For investors, airport authorities, and EPC contractors, the key question is:
What truly drives the cost of a large-span aircraft hangar?
Understanding these cost drivers is the first step toward making informed investment decisions and optimizing lifecycle costs.
Structural System Selection: The Starting Point of Cost Control
The choice of structural system directly impacts steel consumption and foundation costs.
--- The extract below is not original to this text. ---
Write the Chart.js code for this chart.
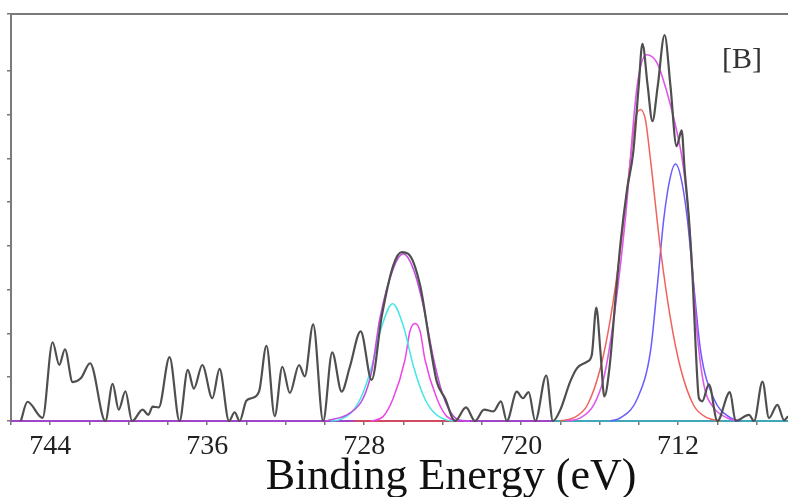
<!DOCTYPE html>
<html>
<head>
<meta charset="utf-8">
<script src="https://cdn.jsdelivr.net/npm/chart.js@4.4.1/dist/chart.umd.min.js"></script>
<style>
  html, body { margin: 0; padding: 0; background: #fff; }
  #wrap { width: 788px; height: 497px; }
</style>
</head>
<body>
<div id="wrap"><canvas id="xps" width="788" height="497"></canvas></div>
<script>
"use strict";

// ----------------------------
// Data (binding energy in eV, intensity in arb. units)
// ----------------------------
const measuredEv = [745.50, 745.16, 744.39, 743.88, 743.54, 743.25, 742.86, 742.43, 741.97, 741.19,
  740.82, 740.51, 740.17, 739.83, 739.29, 739.00, 738.78, 738.47, 737.92, 737.41,
  736.99, 736.68, 736.25, 735.74, 735.37, 734.89, 734.60, 734.35, 734.01, 733.75,
  733.36, 732.98, 732.56, 732.17, 731.79, 731.32, 731.03, 730.60, 730.09, 729.63,
  729.15, 728.73, 728.18, 727.62, 727.11, 726.52, 726.09, 725.75, 725.15, 724.64,
  724.30, 723.88, 723.37, 722.81, 722.35, 721.89, 721.41, 721.03, 720.73, 720.22,
  719.91, 719.62, 719.28, 718.72, 718.38, 718.00, 717.50, 717.15, 716.65, 716.40,
  716.17, 715.96, 715.76, 715.50, 715.19, 714.94, 714.60, 714.29, 714.01, 713.82,
  713.55, 713.31, 713.04, 712.69, 712.39, 712.08, 711.82, 711.67, 711.45, 711.26,
  711.11, 710.94, 710.77, 710.43, 710.00, 709.36, 709.07, 708.39, 708.13, 707.70,
  707.37, 706.94, 706.60, 706.40];
const measuredCounts = [0, 44, 7, 180, 128, 164, 89, 98, 132, 0,
  85, 26, 68, 0, 26, 14, 33, 31, 146, 0,
  117, 74, 128, 52, 119, 0, 20, 0, 46, 52,
  67, 172, 11, 124, 64, 128, 102, 221, 0, 157,
  67, 124, 205, 94, 238, 355, 386, 382, 310, 173,
  90, 52, 0, 31, 0, 26, 22, 45, 0, 67,
  52, 66, 0, 104, 0, 26, 90, 121, 135, 151,
  259, 159, 56, 121, 280, 405, 530, 613, 765, 862,
  765, 685, 765, 882, 765, 628, 664, 575, 462, 325,
  173, 52, 45, 84, 0, 66, 0, 14, 0, 90,
  7, 37, 2, 11];

// Fe 2p3/2 components
const redEv = [718.01, 717.34, 716.63, 715.96, 715.45, 714.94, 714.43, 714.18, 713.92,
  713.67, 713.41, 712.90, 712.39, 711.88, 711.21, 710.50, 709.83];
const redCounts = [0, 7, 36, 121, 234, 393, 598, 689, 712, 689, 598, 393, 234, 121, 36, 7, 0];

const blueEv = [715.45, 714.94, 714.07, 713.41, 713.06, 712.73, 712.39, 712.13,
  711.87, 711.53, 711.20, 710.85, 710.19, 709.32, 708.81];
const blueCounts = [0, 7, 52, 159, 309, 462, 559, 587, 559, 462, 309, 159, 52, 7, 0];

const envMainEv = [717.66, 716.98, 716.30, 715.79, 715.28, 714.69, 714.09, 713.61, 713.07,
  712.56, 712.13, 711.79, 711.54, 711.45, 711.02, 710.69, 710.18, 709.49, 708.98];
const envMainCounts = [0, 7, 37, 98, 234, 462, 765, 837, 818, 750, 674, 598, 507, 462, 196, 83, 30, 7, 0];

// Fe 2p1/2 components
const cyanEv = [729.72, 729.31, 728.62, 728.11, 727.60, 727.09, 726.55, 726.01, 725.50,
  724.99, 724.48, 723.79, 723.38];
const cyanCounts = [0, 2, 21, 59, 127, 218, 268, 218, 127, 59, 21, 2, 0];

const pinkEv = [727.66, 727.04, 726.52, 725.92, 725.67, 725.41, 725.15, 724.90, 724.30, 723.78, 723.16];
const pinkCounts = [0, 10, 52, 140, 205, 223, 205, 140, 52, 10, 0];

const envSatEv = [729.92, 728.73, 728.05, 727.62, 727.20, 726.52, 726.01, 725.50, 724.99,
  724.47, 724.05, 723.62, 723.20, 722.60];
const envSatCounts = [0, 18, 52, 113, 234, 348, 382, 348, 264, 143, 68, 22, 3, 0];

// Background lines
const purpleBaseEv = [746.0, 706.4];
const redBaseEv = [728.5, 723.2];
const tealBaseEv = [718.4, 706.4];

const xTicks = [744, 736, 728, 720, 712];
const xTitle = "Binding Energy (eV)";

function pts(xs, ys) {
  return xs.map((x, i) => ({ x: x, y: ys ? ys[i] : 0 }));
}

// frame line along the top, panel label and axis title
const framePlugin = {
  id: "frame",
  afterDatasetsDraw(chart) {
    const { ctx, chartArea } = chart;
    ctx.save();
    ctx.strokeStyle = "#7a7a7a";
    ctx.lineWidth = 2;
    ctx.beginPath();
    ctx.moveTo(chartArea.left - 1, chartArea.top);
    ctx.lineTo(chartArea.right, chartArea.top);
    ctx.stroke();

    ctx.fillStyle = "#333";
    ctx.font = "30px 'Liberation Serif'";
    ctx.textBaseline = "alphabetic";
    ctx.textAlign = "left";
    ctx.fillText("[B]", 722, 68);

    ctx.fillStyle = "#111";
    ctx.font = "44px 'Liberation Serif'";
    ctx.textAlign = "center";
    ctx.fillText(xTitle, 451, 489);
    ctx.restore();
  }
};

function line(label, data, color, width, order) {
  return {
    label: label,
    data: data,
    borderColor: color,
    borderWidth: width,
    pointRadius: 0,
    fill: false,
    cubicInterpolationMode: "monotone",
    clip: false,
    order: order
  };
}

const ctx = document.getElementById("xps").getContext("2d");
new Chart(ctx, {
  type: "line",
  data: {
    datasets: [
      line("Measured", pts(measuredEv, measuredCounts), "#4f4f4f", 2.2, 0),
      line("Envelope 2p3/2", pts(envMainEv, envMainCounts), "#df58ec", 1.6, 1),
      line("Peak 1", pts(redEv, redCounts), "#f0625c", 1.5, 2),
      line("Peak 2", pts(blueEv, blueCounts), "#6a5cff", 1.5, 2),
      line("Envelope 2p1/2", pts(envSatEv, envSatCounts), "#c44ce2", 1.6, 1),
      line("Peak 3", pts(cyanEv, cyanCounts), "#45e6e6", 1.5, 2),
      line("Peak 4", pts(pinkEv, pinkCounts), "#ee46e6", 1.5, 2),
      line("Base 1", pts(purpleBaseEv), "#a045c8", 2, 5),
      line("Base 2", pts(redBaseEv), "#d04a60", 2, 4),
      line("Base 3", pts(tealBaseEv), "#40a8b8", 2, 4)
    ]
  },
  options: {
    responsive: false,
    animation: false,
    devicePixelRatio: 1,
    layout: { padding: { left: 7, right: 0, top: 14, bottom: 28 } },
    plugins: { legend: { display: false }, tooltip: { enabled: false } },
    scales: {
      x: {
        type: "linear",
        reverse: true,
        min: 706.4,
        max: 746,
        afterBuildTicks: axis => {
          const t = [];
          for (let v = 708; v <= 746; v += 2) t.push({ value: v });
          axis.ticks = t;
        },
        ticks: {
          callback: v => (xTicks.includes(v) ? String(v) : ""),
          autoSkip: false,
          maxRotation: 0,
          padding: 8,
          color: "#222",
          font: { family: "'Liberation Serif'", size: 28, lineHeight: 1 }
        },
        grid: { drawOnChartArea: false, drawTicks: true, tickLength: 4, color: "#777", lineWidth: 1.5 },
        border: { display: true, color: "#8a4cc0", width: 2 }
      },
      y: {
        min: 0,
        max: 930,
        ticks: { display: false, stepSize: 100 },
        grid: { drawOnChartArea: false, drawTicks: true, tickLength: 4, color: "#777", lineWidth: 1.5 },
        border: { display: true, color: "#7a7a7a", width: 2 }
      }
    }
  },
  plugins: [framePlugin]
});
</script>
</body>
</html>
Currently, space frame structures, truss systems, and portal frames are the most commonly used solutions.
Among them, welded ball space frames and bolted ball space frames are widely adopted for ultra-large-span hangars exceeding 200 meters, thanks to their efficient load distribution, high stiffness, and excellent seismic performance.
Through advanced finite element analysis (FEA) and BIM-integrated design, engineers can optimize member sections and joint configurations while meeting wind, snow, and seismic load requirements.
This approach can reduce steel consumption by 15%–25%, significantly lowering the cost of the primary structure.
High-Strength Steel & Advanced Materials: A Key Path to Cost Reduction
Material costs typically account for over 40% of the total structural cost of a hangar. In recent years, the extensive use of high-strength steel (such as Q390, Q420, and Q460) has become a major breakthrough.
Compared to conventional grades like Q235 or Q345, high-strength steel can reduce the self-weight of roof structures by 25%–30%, which in turn decreases the demand for reinforced concrete columns, isolated foundations, and pile foundations.
In addition, the use of weathering steel in secondary structures can significantly reduce long-term anti-corrosion maintenance costs.
Emerging technologies such as prestressed steel structures and carbon fiber reinforced polymers (CFRP) are also being explored, offering further potential for lightweight and high-performance design in the future.
Advanced Construction Methods: Time Is Cost
Construction methodology plays a critical role in overall project cost. Traditional high-altitude assembly methods are not only time-consuming but also involve higher safety risks.
Today, the industry increasingly adopts the “ground assembly + hydraulic lifting” method. In this approach, massive steel roof structures—often weighing thousands of tons—are fully assembled at ground level. Systems such as siphonic drainage, fire protection pipelines, and cable trays can also be installed simultaneously.
The entire structure is then lifted into position using computer-controlled hydraulic systems.
In practice, this method can reduce construction time by more than 40%, while also lowering costs associated with large lifting equipment and high-altitude safety measures.
For example, in some of the largest hangar projects in Asia, the full lifting process was completed in just 2–3 days, demonstrating remarkable economic efficiency.
Choosing a Reliable Prefabricated Steel Structure Manufacturer
Beyond design and construction techniques, the execution capability of your partner is equally critical to cost control.
Henan Gefan Building Materials Co., Ltd. is a professional manufacturer specializing in prefabricated steel structures. The company focuses on delivering solutions for overseas projects, including warehouses, coal storage sheds, industrial buildings, and large-span structures.
With strong execution capabilities and consistent product quality, the company helps clients effectively control manufacturing, transportation, and delivery costs while meeting international standards—making it a reliable partner for large-span aircraft hangar projects.
Conclusion: Look Beyond Unit Price—Focus on Lifecycle Cost
Investing in a large-span aircraft hangar is not simply about comparing the cost per ton of steel or price per square meter.
Instead, a comprehensive evaluation should consider:
- Structural optimization
- Application of high-strength materials
- Advanced construction methods
- The experience and reliability of the manufacturing partner
Only by adopting a Lifecycle Cost (LCC) approach from the design stage can investors achieve the optimal balance of safety, efficiency, and cost-effectiveness—ensuring long-term, stable returns on investment.